Administrators harassing you? Try GoFundMe

Iowa student journalists who sued their college in May, for letting faculty and staff “intimidate and harass” them owing to their news coverage, aren’t waiting for the legal process to play out.

A handful of former staff at Muscatine Community College’s Calumet, newly graduated, went rogue and launched their own newspaper last week, aptly named The Spotlight, with ongoing help from their old faculty advisers.

That may be a wise choice: Leaders of another Midwestern student newspaper just withdrew a lawsuit against their school on similar grounds, following a setback in court.

The allegations of top-down harassment against Calumet staff go back to nearly two years.

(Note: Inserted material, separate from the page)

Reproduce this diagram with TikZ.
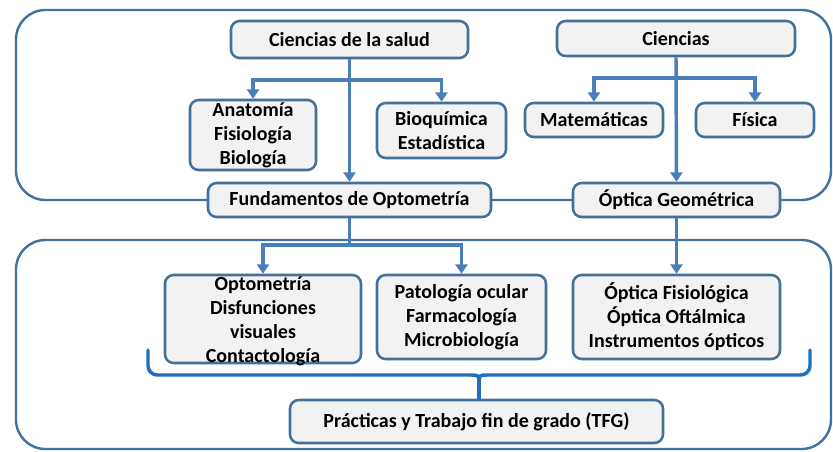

After the paper ran a story about a two-time “Student of the Month” award winner, the student senate’s faculty adviser – the award winner’s uncle – filed an equal employment opportunity complaint against Jim Compton, the paper’s adviser.

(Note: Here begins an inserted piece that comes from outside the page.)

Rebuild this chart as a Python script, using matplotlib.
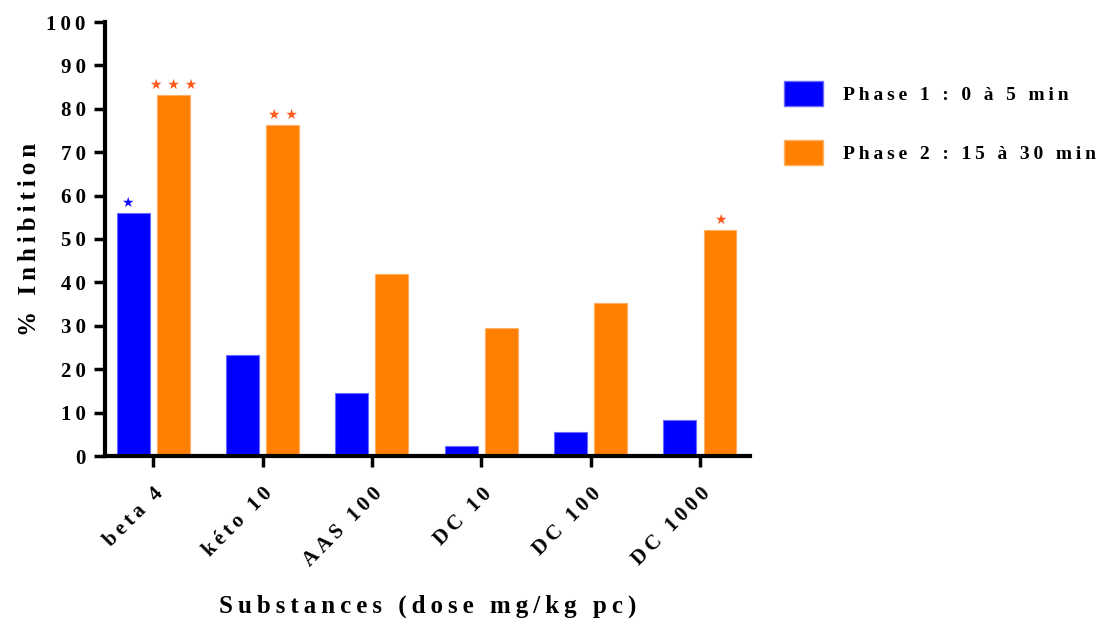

Muscatine hired a private investigator, who coerced reporters to “participate in interviews” about Compton without legal counsel; Compton was removed from his full-time position as adviser and issued a “letter of discipline”; and journalism classes were moved into inconvenient time slots while The Calumet’s budget was slashed by more than half, the suit claimed.

The incoming dean also told the paper after it ran his headshot that it needed permission to run any photographs in the future, as The College Fix noted then.

No more walking on eggshells

The Spotlight raised a staggering $5,000 in the first three days of its GoFundMe campaign, or 10 times the staff’s goal for the first edition. Donations are still flowing in, and members of the Society of Professional Journalists have promised to match donations up to $500. The paper is available in print form at several local businesses.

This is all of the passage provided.